WRITTEN TASK: Your task is to quote the material that follows, in full and exactly.
═════ DATA EXCERPT ═════
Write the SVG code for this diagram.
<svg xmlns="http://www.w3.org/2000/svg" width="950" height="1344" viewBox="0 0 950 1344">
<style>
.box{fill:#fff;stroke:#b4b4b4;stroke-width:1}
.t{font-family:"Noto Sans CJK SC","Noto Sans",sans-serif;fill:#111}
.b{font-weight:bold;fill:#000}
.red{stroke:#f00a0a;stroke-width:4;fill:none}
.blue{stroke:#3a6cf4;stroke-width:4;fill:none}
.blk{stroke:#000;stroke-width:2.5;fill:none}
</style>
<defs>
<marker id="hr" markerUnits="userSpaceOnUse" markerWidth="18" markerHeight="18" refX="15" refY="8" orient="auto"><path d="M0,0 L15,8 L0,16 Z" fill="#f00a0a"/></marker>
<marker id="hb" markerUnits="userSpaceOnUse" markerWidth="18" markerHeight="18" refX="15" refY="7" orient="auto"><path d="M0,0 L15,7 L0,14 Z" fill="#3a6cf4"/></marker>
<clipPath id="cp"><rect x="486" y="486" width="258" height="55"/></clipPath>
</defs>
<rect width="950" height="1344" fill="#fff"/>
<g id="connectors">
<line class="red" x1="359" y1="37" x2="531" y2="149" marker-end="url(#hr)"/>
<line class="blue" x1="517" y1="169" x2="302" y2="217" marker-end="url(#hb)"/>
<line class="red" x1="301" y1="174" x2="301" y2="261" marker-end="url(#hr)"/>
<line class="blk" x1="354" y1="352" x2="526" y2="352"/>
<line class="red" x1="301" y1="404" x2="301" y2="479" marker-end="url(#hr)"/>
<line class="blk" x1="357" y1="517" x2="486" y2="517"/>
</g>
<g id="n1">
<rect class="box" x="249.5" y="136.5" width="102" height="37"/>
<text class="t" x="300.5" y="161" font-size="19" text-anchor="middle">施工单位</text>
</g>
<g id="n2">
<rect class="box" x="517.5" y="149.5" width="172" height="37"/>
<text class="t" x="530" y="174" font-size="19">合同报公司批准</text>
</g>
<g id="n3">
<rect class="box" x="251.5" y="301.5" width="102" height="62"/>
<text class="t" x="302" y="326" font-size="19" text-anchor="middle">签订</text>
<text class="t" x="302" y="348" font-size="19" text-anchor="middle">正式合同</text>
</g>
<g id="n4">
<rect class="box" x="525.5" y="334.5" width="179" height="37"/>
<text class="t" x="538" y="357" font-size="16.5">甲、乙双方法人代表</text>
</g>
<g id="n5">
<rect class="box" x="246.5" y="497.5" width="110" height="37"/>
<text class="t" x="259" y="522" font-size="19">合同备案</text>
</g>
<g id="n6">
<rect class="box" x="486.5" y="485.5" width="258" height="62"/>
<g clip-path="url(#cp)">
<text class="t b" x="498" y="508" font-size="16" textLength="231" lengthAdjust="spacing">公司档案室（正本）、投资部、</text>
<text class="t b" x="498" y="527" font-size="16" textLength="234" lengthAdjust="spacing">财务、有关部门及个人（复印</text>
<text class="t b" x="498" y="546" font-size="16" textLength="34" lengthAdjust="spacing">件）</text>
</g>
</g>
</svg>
═════
THE COMPLETED TASK:
Write the SVG code for this diagram.
<svg xmlns="http://www.w3.org/2000/svg" width="950" height="1344" viewBox="0 0 950 1344">
<style>
.box{fill:#fff;stroke:#b4b4b4;stroke-width:1}
.t{font-family:"Noto Sans CJK SC","Noto Sans",sans-serif;fill:#111}
.b{font-weight:bold;fill:#000}
.red{stroke:#f00a0a;stroke-width:4;fill:none}
.blue{stroke:#3a6cf4;stroke-width:4;fill:none}
.blk{stroke:#000;stroke-width:2.5;fill:none}
</style>
<defs>
<marker id="hr" markerUnits="userSpaceOnUse" markerWidth="18" markerHeight="18" refX="15" refY="8" orient="auto"><path d="M0,0 L15,8 L0,16 Z" fill="#f00a0a"/></marker>
<marker id="hb" markerUnits="userSpaceOnUse" markerWidth="18" markerHeight="18" refX="15" refY="7" orient="auto"><path d="M0,0 L15,7 L0,14 Z" fill="#3a6cf4"/></marker>
<clipPath id="cp"><rect x="486" y="486" width="258" height="55"/></clipPath>
</defs>
<rect width="950" height="1344" fill="#fff"/>
<g id="connectors">
<line class="red" x1="359" y1="37" x2="531" y2="149" marker-end="url(#hr)"/>
<line class="blue" x1="517" y1="169" x2="302" y2="217" marker-end="url(#hb)"/>
<line class="red" x1="301" y1="174" x2="301" y2="261" marker-end="url(#hr)"/>
<line class="blk" x1="354" y1="352" x2="526" y2="352"/>
<line class="red" x1="301" y1="404" x2="301" y2="479" marker-end="url(#hr)"/>
<line class="blk" x1="357" y1="517" x2="486" y2="517"/>
</g>
<g id="n1">
<rect class="box" x="249.5" y="136.5" width="102" height="37"/>
<text class="t" x="300.5" y="161" font-size="19" text-anchor="middle">施工单位</text>
</g>
<g id="n2">
<rect class="box" x="517.5" y="149.5" width="172" height="37"/>
<text class="t" x="530" y="174" font-size="19">合同报公司批准</text>
</g>
<g id="n3">
<rect class="box" x="251.5" y="301.5" width="102" height="62"/>
<text class="t" x="302" y="326" font-size="19" text-anchor="middle">签订</text>
<text class="t" x="302" y="348" font-size="19" text-anchor="middle">正式合同</text>
</g>
<g id="n4">
<rect class="box" x="525.5" y="334.5" width="179" height="37"/>
<text class="t" x="538" y="357" font-size="16.5">甲、乙双方法人代表</text>
</g>
<g id="n5">
<rect class="box" x="246.5" y="497.5" width="110" height="37"/>
<text class="t" x="259" y="522" font-size="19">合同备案</text>
</g>
<g id="n6">
<rect class="box" x="486.5" y="485.5" width="258" height="62"/>
<g clip-path="url(#cp)">
<text class="t b" x="498" y="508" font-size="16" textLength="231" lengthAdjust="spacing">公司档案室（正本）、投资部、</text>
<text class="t b" x="498" y="527" font-size="16" textLength="234" lengthAdjust="spacing">财务、有关部门及个人（复印</text>
<text class="t b" x="498" y="546" font-size="16" textLength="34" lengthAdjust="spacing">件）</text>
</g>
</g>
</svg>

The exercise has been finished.